I recently started high school and I have no friends from middle school in my classes and it takes a while to make new friends who I trust. I am very alone right now. My only real friend right now has been my friend for about two or three years. Though she is heterosexual, she is very liberal and open to homosexuals and I have more trust for her than I do for anybody else at my school. I don't see her in person (we keep in touch on the internet), so I have nobody to actually talk to about this.
I have been attracted to men for about three years. I thought I was bisexual because I wanted a wife and a family and I thought that women were attractive (though not as much as men), but, after reading online, I think I was just attracted to the idea of sex. About a month or more ago, I realized that I don't think females are attractive at all, and that I think I am gay. I always felt like I wasn't really attracted to women, but I kept believing that I was. There was not much I wanted more than children, but the idea of a wife never really seemed appealing or natural to me and I never wanted a girlfriend. I have tried being straight (I had a dream that I died and went to Hell because I was attracted to men), but I just started thinking about boys again. I have just accepted this, but I still feel like it might be a phase.

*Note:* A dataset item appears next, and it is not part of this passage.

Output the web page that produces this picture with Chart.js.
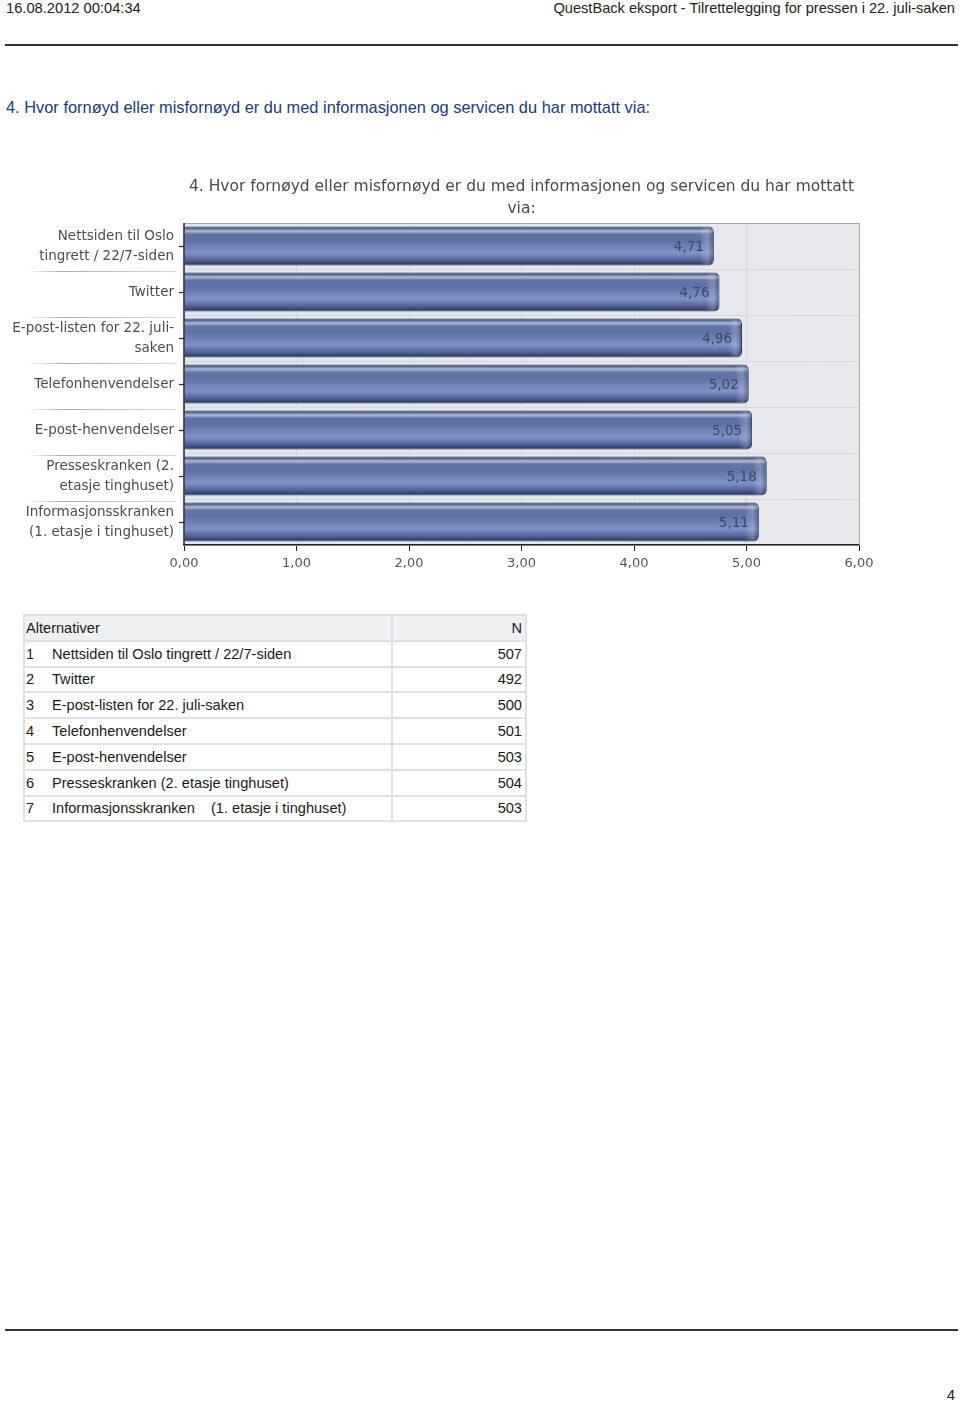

I'm not sure about my sexuality, though. I read online that gays have always known they were different and it seems they are often feminine and, though I don't like to steriotype, it seems all of them are fans of Lady Gaga, who I can't stand; I listen to heavy metal, country, and rock. I have akways been different, but different from everybody. I am interested in things like linguistics, compartive religion, politics, and zoology, and I have been for years. I am also the only person of either gender in my school who isn't interested in sports; I only watch occasional games of Futbol de la Liga Mexicana (though I live in the USA). I am also the only boy who doesn't play any video games, as they are boring to me. I am not feminine, though. I'm sort of neutral, not really masculine or feminine. I have not noticed I am attracted to men before I moved to the east coast from Alaska, a red state.
Although they are atheists, I am afraid of how my parents would react if I am gay. I'm not so worried about my father, as he is very open-minded and liberal. My mother isn't very accepting, though. She has specifically told me not to be gay, which made me want to be straight more than ever. Yesterday, she also said that gay men are digusting and against nature, even after I told her about homosexual behavior in animals. What confuses me is that my mother seems to have double standards, as she believes that lesbians are natural, but gays aren't. She said that all lesbians are bisexual, and gay men are "commited".
I don't think I have ever been more confused in my lifem and I can't focus on schoolwork or anything. I really need help.